Mr Khatami complained bitterly to a gathering of supporters. "I declare, after three years as president, that I don't have sufficient powers to implement the constitution, which is my biggest responsibility." Some of his supporters view this admission of defeat as an acknowledgement that he has been mistaken in adopting a policy of backing away from confrontation with obstructive clerics who hold the levers of power.

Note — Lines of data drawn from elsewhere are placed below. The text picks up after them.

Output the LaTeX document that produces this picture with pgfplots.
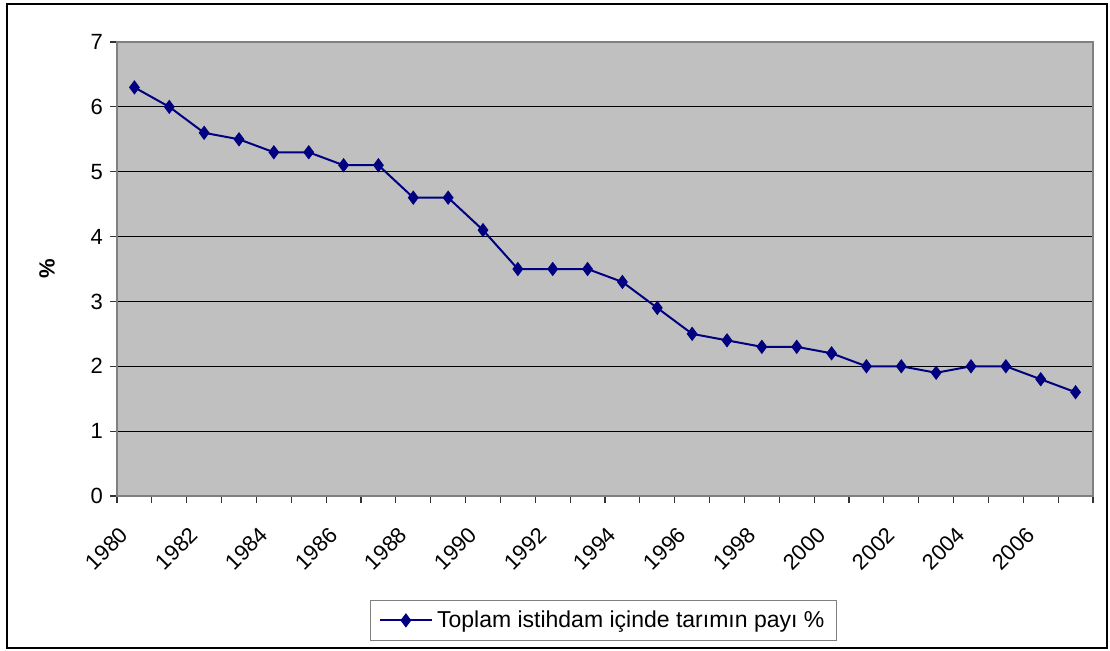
\documentclass[border=0pt]{standalone}
\usepackage{fontspec}
\setmainfont{Liberation Sans}
\usepackage{pgfplots}
\pgfplotsset{compat=1.18}
\definecolor{bggray}{RGB}{192,192,192}
\definecolor{navyline}{RGB}{0,0,128}
\definecolor{framegray}{RGB}{128,128,128}
\begin{document}
\begin{tikzpicture}
\useasboundingbox (0,0) rectangle (555pt,325pt);
\draw[black, line width=1pt] (3.5pt,1pt) rectangle (553.5pt,323pt);
\begin{axis}[
  at={(58.5pt,77pt)}, anchor=south west,
  scale only axis, width=488pt, height=227pt,
  xmin=-0.5, xmax=27.5, ymin=0, ymax=7,
  ytick={0,1,...,7},
  xtick={-0.45,1.55,...,25.6},
  xticklabels={1980,1982,1984,1986,1988,1990,1992,1994,1996,1998,2000,2002,2004,2006},
  minor xtick={-0.5,0.5,...,27.5},
  major x tick style={draw=none},
  minor tick length=3.5pt, major tick length=3.5pt,
  tick align=outside,
  tick style={black!80, line width=0.6pt},
  xtick pos=bottom, ytick pos=left,
  ymajorgrids, grid style={black, line width=0.5pt},
  axis background/.style={fill=bggray},
  axis line style={framegray, line width=1pt},
  /pgf/number format/assume math mode=true,
  ticklabel style={font=\fontsize{11}{13}\selectfont},
  xticklabel style={rotate=45, anchor=north east, inner sep=0pt},
  xticklabel shift=11pt,
  ylabel={\textbf{\%}},
  ylabel style={at={(axis description cs:-0.0717,0.5)}, anchor=center, rotate=0, font=\fontsize{11}{13}\selectfont},
  legend style={at={(0.4985,-0.274)}, anchor=center, draw=framegray, line width=0.5pt, fill=white,
    font=\fontsize{11.5}{13}\selectfont, inner xsep=4pt, inner ysep=3pt},
  legend image code/.code={\draw[mark repeat=2,mark phase=2,#1] plot coordinates {(0cm,0cm) (0.46cm,0cm) (0.92cm,0cm)};},
]
\addplot[navyline, line width=1pt, mark=diamond*, mark size=3.2pt, mark options={fill=navyline, draw=navyline, line width=0.5pt}]
coordinates {
(0,6.3) (1,6.0) (2,5.6) (3,5.5) (4,5.3) (5,5.3) (6,5.1) (7,5.1) (8,4.6) (9,4.6)
(10,4.1) (11,3.5) (12,3.5) (13,3.5) (14,3.3) (15,2.9) (16,2.5) (17,2.4) (18,2.3) (19,2.3)
(20,2.2) (21,2.0) (22,2.0) (23,1.9) (24,2.0) (25,2.0) (26,1.8) (27,1.6)
};
\addlegendentry{Toplam istihdam içinde tarımın payı \%}
\end{axis}
\end{tikzpicture}
\end{document}
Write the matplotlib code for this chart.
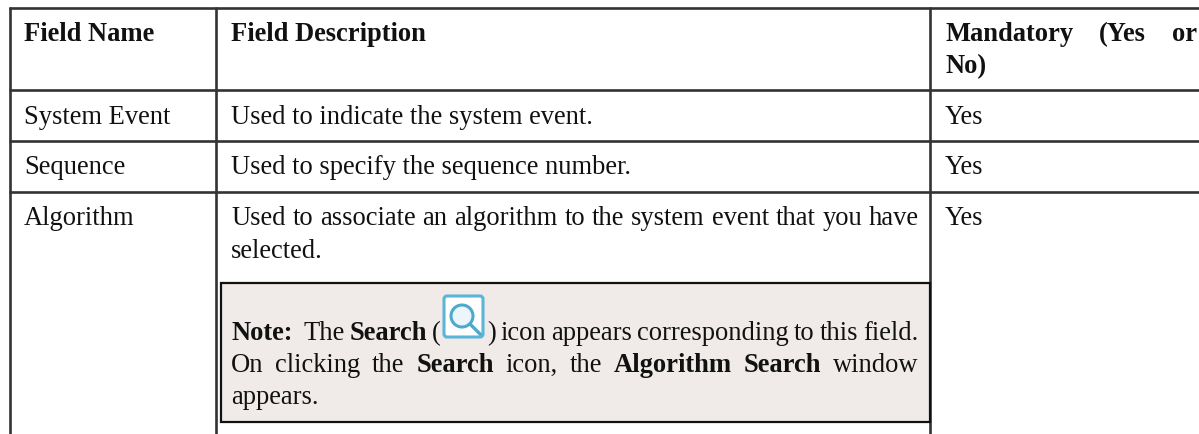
import matplotlib
matplotlib.use('Agg')
import matplotlib.pyplot as plt
from matplotlib.patches import Rectangle, FancyBboxPatch, Circle

# table text, word lists are (word, bold)
header_names = ['Field Name', 'Field Description']
mandatory_words = ['Mandatory', '(Yes', 'or']
mandatory_second = 'No)'
field_names = ['System Event', 'Sequence', 'Algorithm']
field_desc = ['Used to indicate the system event.', 'Used to specify the sequence number.']
mandatory_vals = ['Yes', 'Yes', 'Yes']
algo_line1 = 'Used to associate an algorithm to the system event that you have'
algo_line2 = 'selected.'
note_label = 'Note:'
note_a = [('The', False), ('Search', True), ('(', False)]
note_b = [(')', False), ('icon', False), ('appears', False), ('corresponding', False),
          ('to', False), ('this', False), ('field.', False)]
note_c = [('On', False), ('clicking', False), ('the', False), ('Search', True), ('icon,', False),
          ('the', False), ('Algorithm', True), ('Search', True), ('window', False)]
note_d = 'appears.'

W, H = 1199, 435
FS = 19.1
LINE = '#333333'

plt.rcParams['font.family'] = 'Liberation Serif'
fig = plt.figure(figsize=(W / 100, H / 100), dpi=100)
ax = fig.add_axes([0, 0, 1, 1])
ax.set_xlim(0, W)
ax.set_ylim(H, 0)
ax.axis('off')


def put(x, y, s, bold=False):
    return ax.text(x, y, s, fontsize=FS, fontweight='bold' if bold else 'normal',
                   va='baseline', ha='left', color='#111111', zorder=4)


def justify(words, x0, x1, y):
    # spread the words over x0..x1 like a justified line
    r = fig.canvas.get_renderer()
    items = [put(x0, y, w, b) for w, b in words]
    widths = [t.get_window_extent(r).width for t in items]
    gap = (x1 - x0 - sum(widths)) / (len(items) - 1)
    x = x0
    for t, w in zip(items, widths):
        t.set_x(x)
        x += w + gap


# grid lines
ax.plot([8.5, W], [8.5, 8.5], color=LINE, lw=1.9, solid_capstyle='butt')
for y in [90.5, 141.5, 192.5]:
    ax.plot([9, W], [y, y], color=LINE, lw=1.9, solid_capstyle='butt')
for x in [9.5, 215.5, 929.5]:
    ax.plot([x, x], [8, H], color=LINE, lw=1.9, solid_capstyle='butt')

# note box
ax.add_patch(Rectangle((220.5, 283.5), 709, 139, facecolor='#f0ebe9', edgecolor='#111111', lw=1.6, zorder=2))

# header
put(24, 41, header_names[0], True)
put(231, 41, header_names[1], True)
justify([(w, True) for w in mandatory_words], 945, 1197, 41)
put(945, 73, mandatory_second, True)

# rows
put(24, 124, field_names[0])
put(24, 174, field_names[1])
put(24, 225, field_names[2])
put(231, 124, field_desc[0])
put(231, 174, field_desc[1])
justify([(w, False) for w in algo_line1.split()], 231, 919, 225)
put(231, 258, algo_line2)
put(945, 124, mandatory_vals[0])
put(945, 174, mandatory_vals[1])
put(945, 225, mandatory_vals[2])

# note text, the icon sits inside the first line
put(231, 340, note_label, True)
justify(note_a, 304, 441, 340)
justify(note_b, 487, 918, 340)
justify(note_c, 231, 918, 372)
put(231, 404, note_d)

# search icon
ax.add_patch(FancyBboxPatch((444, 297), 39, 41, boxstyle='round,pad=0,rounding_size=3', facecolor='#ffffff',
                            edgecolor='#5ab6d8', lw=2.2, zorder=3))
ax.add_patch(Circle((462, 317), 11, facecolor='#eaf6fb', edgecolor='#4fa9cc', lw=2.2, zorder=3))
ax.plot([470, 480], [325, 335], color='#4fa9cc', lw=2.4, zorder=3)

fig.savefig('out.png', dpi=100)
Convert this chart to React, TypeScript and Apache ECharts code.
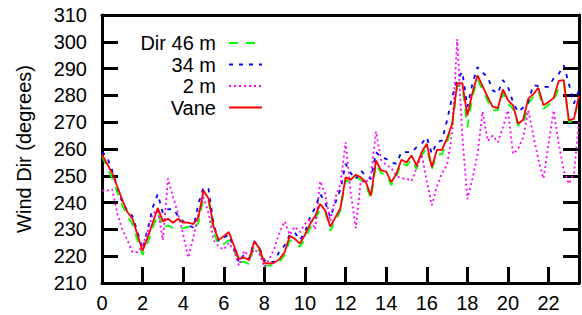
import React, { useEffect, useRef } from "react";
import * as echarts from "echarts";

// Wind direction (degrees), one sample every 15 minutes from hour 0 to 23.5
const dir46m = [
  257.5, 253, 249, 244, 239, 235, 232, 226, 220.5, 225, 230.5, 236, 230.5, 231.5, 230.5, 230,
  230.5, 231, 230, 232.5, 241.5, 240.5, 229, 224, 224.5, 226, 222.5, 217.5, 218, 217, 224, 222,
  216.5, 216.5, 216.8, 218, 220.5, 226, 225, 223.5, 226.5, 230.5, 233.5, 237.5, 236.5, 229.5, 233, 237,
  248.5, 247.5, 249.5, 248.5, 246.5, 241.5, 254.5, 251, 250.5, 246.5, 249.5, 255, 253.8, 256, 252.5, 257.5,
  260.5, 252.5, 258, 258, 262.5, 268, 283.5, 283.5, 268.2, 279.5, 286, 282, 278, 274.5, 274.4, 280.7,
  277, 275, 268.8, 268.8, 276.9, 279.5, 281.5, 275, 276.5, 278, 282.7, 284.5, 270, 270.7, 279,
];
const dir34m = [
  259, 257, 252, 246, 240, 237, 235, 229, 222.6, 230, 238.2, 243.2, 236, 237.5, 237.6, 235,
  233, 231.5, 230.7, 239.5, 245.7, 245, 232, 225.7, 227, 228, 223, 217.6, 220.7, 219, 225.7, 223.2,
  218.5, 217.6, 218, 222, 224, 228, 228.8, 226, 229, 234.5, 238, 243.2, 240, 234.5, 240, 245,
  254.5, 251, 248.8, 252, 250, 248.8, 258.8, 257, 256.3, 255, 254.5, 258.8, 258.8, 258.8, 260.7, 262,
  264.4, 258.2, 262.5, 263.2, 270.7, 279.4, 286, 288.8, 275.7, 284.4, 290.6, 288.5, 286.9, 281.9, 280.7, 285.7,
  283.2, 277.5, 273.8, 275.5, 277.5, 283.8, 283.5, 283.2, 283.2, 286.3, 288, 291.3, 284.4, 276.9, 281.9,
];
const dir2m = [
  244.5, 244.5, 245, 236, 230, 226, 221.5, 221.5, 224, 229, 236, 237, 226, 249, 242, 236,
  228, 219.5, 227, 236, 242, 236, 226, 223.5, 222.5, 225, 222, 216.5, 222, 220, 222.5, 221,
  216, 219, 223, 229, 233, 228, 231, 229, 232, 234, 230, 248, 243, 233, 242, 247,
  262.5, 244, 230.5, 248, 247.5, 250, 266.5, 256, 254, 253, 250, 249, 249, 248, 253, 258,
  248, 239, 246, 251, 254, 266, 301, 265, 241.3, 249, 258, 274, 263, 265, 262.5, 268,
  274.4, 258.2, 260, 264.4, 274.4, 265, 256, 249, 262, 274.4, 262, 252, 247, 250.7, 270,
];
const vane = [
  258, 254.5, 251, 246, 241, 236.5, 234, 228, 222, 227, 232.5, 238, 233, 234, 232.5, 234,
  232.5, 232.5, 232, 234.5, 244.5, 241.5, 231, 226, 227.5, 229, 224, 219, 219.5, 218.5, 225.5, 223,
  217.5, 217.2, 217.6, 219, 221.5, 227.5, 226.5, 224.7, 228, 232, 235, 239.5, 237, 231, 234.5, 238,
  249.4, 248.5, 250.4, 249.4, 247.6, 242.6, 255.7, 252, 251.6, 247.6, 250.7, 256, 255, 257.6, 253.8, 258.8,
  262, 253.2, 259.7, 259.7, 264, 269.4, 284.6, 284.6, 272.5, 281, 287.5, 283.5, 279.4, 275.7, 275.3, 282.2,
  278.2, 276.3, 269.4, 270.9, 278.8, 280.5, 282.8, 276.3, 277.5, 279, 285.4, 285.7, 270.7, 271.2, 280,
];
const SAMPLE_STEP_H = 0.25;
const hours = vane.map((_, i) => i * SAMPLE_STEP_H);

const xTicks = [0, 2, 4, 6, 8, 10, 12, 14, 16, 18, 20, 22];
const seriesNames = ["Dir 46 m", "34 m", "2 m", "Vane"];
const seriesColors = ["#00ff00", "#0000ff", "#ff00ff", "#ff0000"];
const seriesDash: (number[] | "solid")[] = [[9, 8], [4, 6], [2, 3], "solid"];
const seriesData = [dir46m, dir34m, dir2m, vane];

const FONT = "'Liberation Sans', Arial, sans-serif";

export default function App() {
  const ref = useRef<HTMLDivElement>(null);
  useEffect(() => {
    if (!ref.current) return;
    const chart = echarts.init(ref.current, undefined, { renderer: "svg" });
    const axisLineStyle = { color: "#000", width: 3 };
    const tickStyle = { color: "#000", width: 3 };
    const legendRowY = [43, 64.5, 86, 107.5];
    const legendGraphics: any[] = [];
    seriesNames.forEach((name, k) => {
      legendGraphics.push({
        type: "text",
        x: 216,
        y: legendRowY[k],
        style: {
          text: name,
          fill: "#000",
          font: `20px ${FONT}`,
          textAlign: "right",
          textVerticalAlign: "middle",
        },
      });
      legendGraphics.push({
        type: "line",
        shape: { x1: 229, y1: legendRowY[k], x2: 262, y2: legendRowY[k] },
        style: {
          stroke: seriesColors[k],
          lineWidth: 2,
          lineDash: seriesDash[k] === "solid" ? null : seriesDash[k],
        },
      });
    });
    chart.setOption({
      animation: false,
      backgroundColor: "#fff",
      grid: { left: 102, right: 1, top: 15, bottom: 32 },
      xAxis: [
        {
          type: "value",
          min: 0,
          max: 23.5,
          interval: 2,
          position: "bottom",
          axisLine: { show: true, onZero: false, lineStyle: axisLineStyle },
          axisTick: { show: true, inside: true, length: 16, lineStyle: tickStyle },
          axisLabel: {
            show: true,
            fontSize: 20,
            fontFamily: FONT,
            color: "#000",
            margin: 10,
            formatter: (v: number) => (xTicks.includes(v) ? String(v) : ""),
          },
          splitLine: { show: false },
        },
        {
          type: "value",
          min: 0,
          max: 23.5,
          position: "top",
          axisLine: { show: true, onZero: false, lineStyle: axisLineStyle },
          axisTick: { show: false },
          axisLabel: { show: false },
          splitLine: { show: false },
        },
      ],
      yAxis: [
        {
          type: "value",
          min: 210,
          max: 310,
          interval: 10,
          position: "left",
          name: "Wind Dir (degrees)",
          nameLocation: "middle",
          nameGap: 68,
          nameTextStyle: { fontSize: 20, fontFamily: FONT, color: "#000" },
          axisLine: { show: true, onZero: false, lineStyle: axisLineStyle },
          axisTick: { show: true, inside: true, length: 16, lineStyle: tickStyle },
          axisLabel: { fontSize: 20, fontFamily: FONT, color: "#000", margin: 15 },
          splitLine: { show: false },
        },
        {
          type: "value",
          min: 210,
          max: 310,
          interval: 10,
          position: "right",
          axisLine: { show: true, onZero: false, lineStyle: axisLineStyle },
          axisTick: { show: true, inside: true, length: 16, lineStyle: tickStyle },
          axisLabel: { show: false },
          splitLine: { show: false },
        },
      ],
      series: seriesData.map((d, k) => ({
        name: seriesNames[k],
        type: "line",
        xAxisIndex: 0,
        yAxisIndex: 0,
        showSymbol: false,
        symbol: "none",
        clip: true,
        data: d.map((v, i) => [hours[i], v]),
        lineStyle: {
          color: seriesColors[k],
          width: k === 3 ? 1.8 : 1.8,
          type: seriesDash[k],
        },
        z: 2 + k,
      })),
      graphic: legendGraphics,
    });
    return () => chart.dispose();
  }, []);
  return (
    <div
      ref={ref}
      style={{ position: "fixed", left: 0, top: 0, width: 582, height: 315 }}
    />
  );
}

Indeed, the President failed to implement his domestic reform package because he chose to capitulate rather than risk outright conflict with the conservatives' powerful and occasionally violent supporters in the armed forces, vigilante groups and the bazaar. Mr Khatami is now trying to regain lost ground by returning, belatedly, to the strategy that put him into office. He is renewing his direct appeal to intellectuals, students, youth, women and the unemployed. In 1996, he became the first Iranian politician to campaign in the Western democratic mode by touring the country and speaking to local gatherings. During the coming campaign, Mr Khatami may have to demand more of the people than their votes. In the struggle to survive, the reformists could have to marshall and mobilise the people to fight for democracy and freedom, as they did during the last days of the Shah's reign. However, Mr Khatami is a gentle scholar and not a tough-minded politician prepared to sacrifice lives and limbs in pursuit of his objectives. As a cleric, he was schooled in the quietist Islamic tradition, which holds that ["]"100 years of tyranny is preferable to one hour of anarchy". The months of strife and chaos that marked the fall of the Shah 21 years ago would also make Mr Khatami wary of uncorking the bottle containing the djinn of "people power". He no longer has a choice. The conservatives neither have a plan to solve Iran's serious political, social and economic problems nor a strategy to satisfy popular demands for representative government, an end to social repression in the name of Islamic morality, jobs, decent housing, education and health care. Mr Khatami has just such a programme, but he has not been able to implement it. If he fails to give Iranians greater freedom, privatise the command economy, stabilise the currency and open the door to foreign investment, there could very well be a popular revolt, which would not only bring down the conservative clerics but also the Islamic Republic. The choice could be between the survival of the Islamic Republic in a progressive, democratic form or the abyss. Iran's decision will reverberate throughout the region.